Diplomats: Iran expanding nuke program

Iran has assembled more than 2,000 centrifuges at Natanz facility, and is adding about 300 centrifuges per week, diplomats warn

Iran continues to expand its nuclear program and efforts to prevent it are paralysed, with the UN Security Council undecided on new sanctions and attempts to kickstart negotiations with Tehran stalled, diplomats said Sunday.

 

Because of the standstill, the United States and its allies are looking to a meeting of the International Atomic Energy Agency's 35 nation board, which starts Monday, to increase the pressure on Tehran, they told The Associated Press.

 

Just two weeks ago, the IAEA reported that Iran had assembled more than 1,600 centrifuges in series at its underground facility at Natanz, and that most of them were being used to churn out small amounts of fuel-grade uranium. On Sunday, one of the diplomats said that number had now risen to more than 2,000 centrifuges and was expanding by about 300 centrifuges a week.

 

Iran's ultimate stated goal is running 54,000 centrifuges to churn out enriched uranium - enough for dozens of nuclear arms a year.

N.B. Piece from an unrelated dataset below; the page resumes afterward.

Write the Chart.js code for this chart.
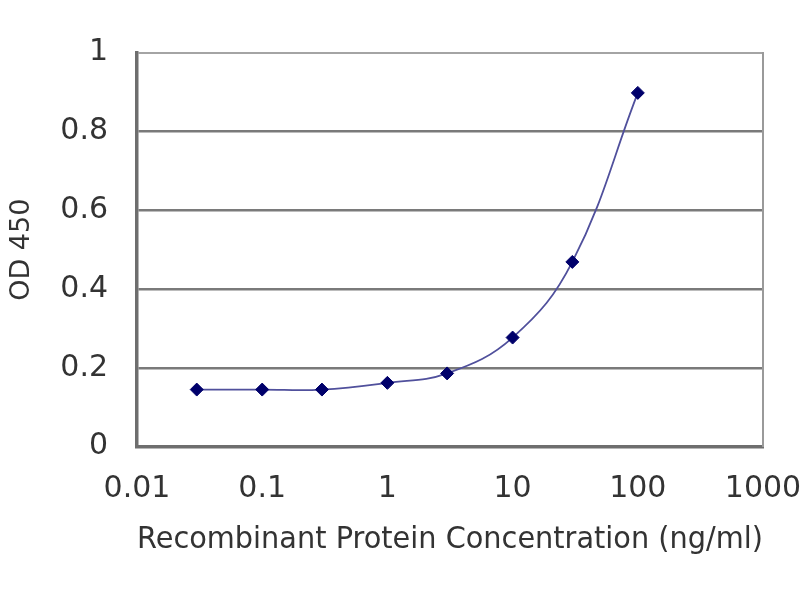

But even an assembly of 3,000 of the machines can produce enough material for one such weapon within a year.

 

Iran insists it wants the technology only to meet future power needs and argues it is entitled to enrich uranium under the Nuclear Nonproliferation Treaty.

 

But suspicions bred by nearly two decades of clandestine nuclear activities, including black-market acquisitions of equipment and blueprints that appear linked to weapons plans, have led to two sets of UN sanctions over its refusal to freeze enrichment.

 

The IAEA report, sent to the Security Council May 23, formally gave the green light for new UN sanctions through its finding that Tehran continued to expand enrichment instead of complying with Council demands that it be fully curtailed.

 

Still, the diplomats said that - with lack of unity on what kind of new sanctions should be imposed and how quickly - the United States was looking for new evidence of Iranian nuclear defiance to shore up support for such punishments later this year.

 

That could be provided by Iran's decision earlier this year to abrogate part of an agreement linked to the Nuclear Nonproliferation Treaty under which Tehran is obligated to report to the agency as soon as it decides to build new nuclear facility or expand an existing one. Tehran subsequently cited this move in denying IAEA inspectors a visit to its Arak heavy water reactor that will produce plutonium - like enriched uranium a possible pathway to nuclear arms - once completed sometime in the next decade.

 

One of the diplomats said that the Americans failed to get support for an IAEA board resolution at the meeting starting Monday stating that Iran refusal to allow inspections of Arak was in noncompliance of its NPT obligations. But, he said they would continue to press their case during the meeting in hopes of increasing Security Council sentiment for new sanctions later this year.